The widening of the goods and services deficit reflects a higher goods gap (up $3.8 billion to $66 billion) and an increase services surplus (up $0.3 billion to $21.5 billion).
Total exports edged up 0.3 percent to $183.2 billion, following a 0.1 percent drop in the previous month. Exports of goods increased $0.5 billion to $120.4 billion: foods, feeds, and beverages rose $0.6 billion; corn went up $0.3 billion; wheat increased $0.2 billion; capital goods grew $0.3 billion; civilian aircraft increased $0.3 billion; consumer goods rose $0.4 billion. Exports of services increased $0.1 billion to $62.8 billion in June: travel (for all purposes including education) rose $0.1 billion and financial services went up $0.1 billion.

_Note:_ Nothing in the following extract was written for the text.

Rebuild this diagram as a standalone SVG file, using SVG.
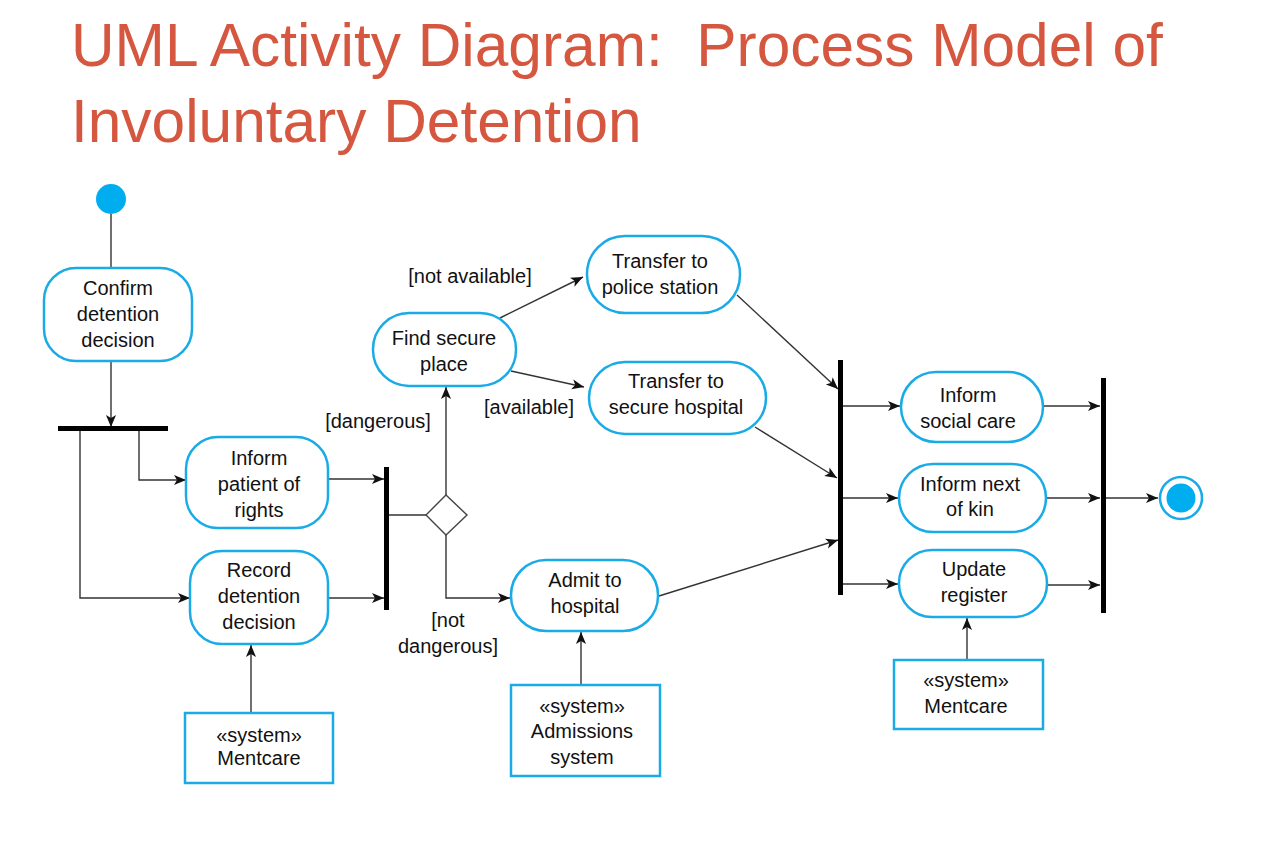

Sales to the European Union jumped 7.8 percent, with those to the UK up 18.2 percent. Exports to Mexico rose 2.7 percent, China increased 3.6 percent and those to Canada went up 4.4 percent. In contrast, sales to Japan declined 1.1 percent.
Total imports rose 1.9 percent to $227.7 billion, following a 1.6 percent growth in May. Imports of goods increased $4.4 billion to $186.4 billion: industrial supplies and materials rose $2.3 billion; crude oil increased $1.4 billion; consumer goods were up $1.9 billion and capital goods increased $1.0 billion. Imports of services declined $0.2 billion to $41.2 billion in June.
Imports from China rose 2.8 percent, those from Canada went up 5.3 percent and from the European Union purchases grew 3.4 percent.
Year-to-date, the goods and services deficit decreased $5.8 billion, or 2.3 percent, from the same period in 2015. Exports decreased $54.2 billion or 4.7 percent. Imports decreased $60.0 billion or 4.3 percent.